A: You can have direct evidence or an abundance of circumstantial evidence. You can't just have a vendor or broker making accusations.
(On examples of circumstantial evidence) Hypothetically, if a broker says that I gave Manziel $7,500 on January 20, someone that manages Johnny Manziel's bank account says that there was a payment, that's circumstantial evidence. It could be several people saying that I saw Manziel go to the bank on January 21 and it looks like that he made deposit. Or, on January 21, someone saying that I saw a bank receipt for $7,500. That's circumstantial. Direct evidence is a bank statement.
Q: Are the Manziel's under obligation to turn over items such as bank statements which could represent direct evidence?
A: Correct. If he doesn't turn it over, the staff can declare him ineligible. They don't like it but they eventually have to turn it over.
Q: Who else involved in the investigation would be covered by this? Are college boosters covered by this as well?
A: Current and former employees and student athletes fall under the ethical conduct rule. Boosters don't. I know that in prior cases when a booster hasn't been cooperative, the institution has disassociated the booster from the program. For this reason, there is always a lot of pressure on boosters to cooperate.

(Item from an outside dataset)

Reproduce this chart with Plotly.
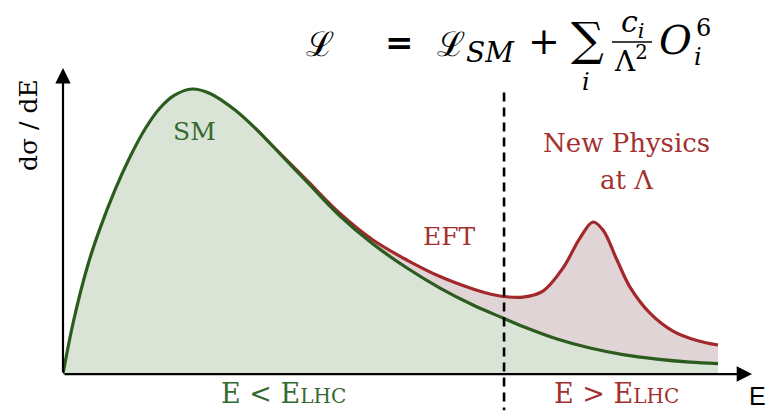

Q: If the investigation of Manziel really started in June (as reported by ESPN), should we expect them to wrap it up by the first game against Rice?
A: I don't know how much the NCAA has done so far. If we were under a time crunch, we would throw everyone at that case. Depending on the facts, it could be two, three, five months. A major factor that has been part of investigations is who is cooperating. If third parties cooperate, it gets done quickly. If they don't return your phone calls, that starts adding to the time.
Whatever happens I mentioned before to other people that because of what happened with Miami (issues on the NCAA's side of the investigation), it would not surprise me that the NCAA would be very deliberate in his case regardless of what the final decision is.